In what other ways is the concept of The Sociable Kitchen expanding?
Kitchen design now embraces air circulation, natural lighting and cabinetry, rather like the arts and crafts movement did. Also kitchen design is merging much more with the outside. People now see the garden as a part of the kitchen. I often advise clients to have a small garden within the kitchen itself, or in the area immediately outside the kitchen.
How important is social interaction in the kitchen?
What is very clear to me is that when you are prepping or cooking you should face into the room. Any kitchen that does not have that is, in my opinion, disobeying the core laws of human emotional needs.

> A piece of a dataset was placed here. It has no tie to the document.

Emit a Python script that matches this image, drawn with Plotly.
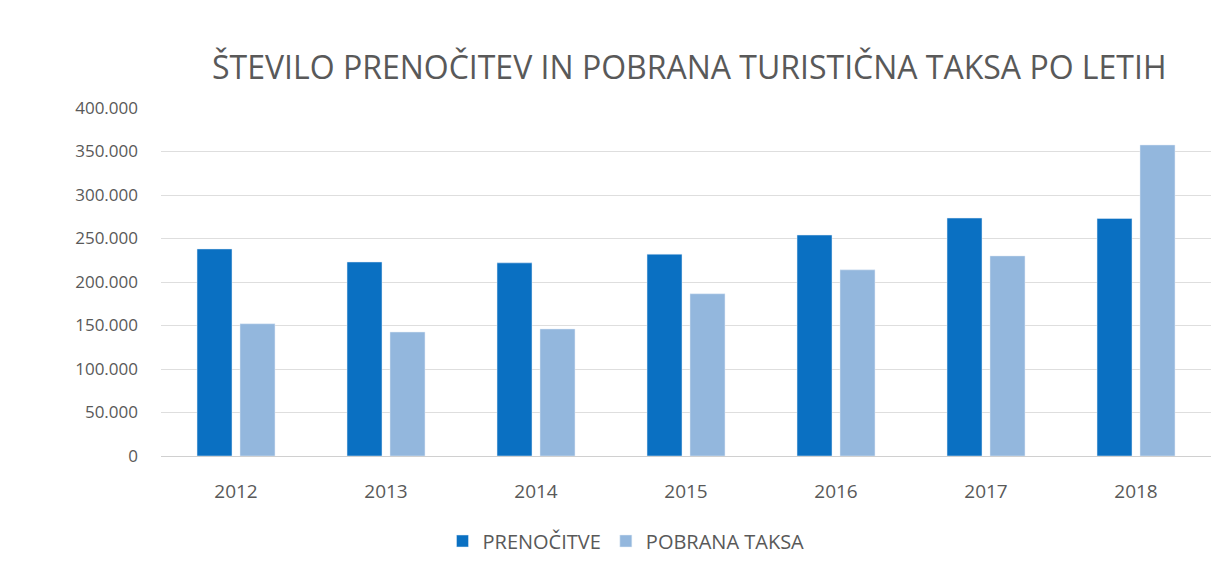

A lot of our work now is about sight lines, about getting people, through kitchen design, to face each other in the room. Not so much the washing up, because that, in a way, you want a little wall space to put dishwashers and cupboards.
However the cooking part of the process should be done facing into the room. I always try to do that, to start when designing a kitchen, from the spatial point of view. So, start with the space and don’t think about the cabinets until you have some of the basic ideas right.
The next most important thing I feel is access to gardens, some way if possible, or to access the outside. This can be done via a door, window or balcony for both view and natural light. Then you come back to make the cabinetry work around these several key elements of the space.
Earlier this year I gave a talk in Winchester, England, at a conference titled "Space, Architecture and the Brain." I attempt to apply the ideas from conferences such as this to increase the sense of wellbeing in the home. We term this type of design "Active Living Spaces."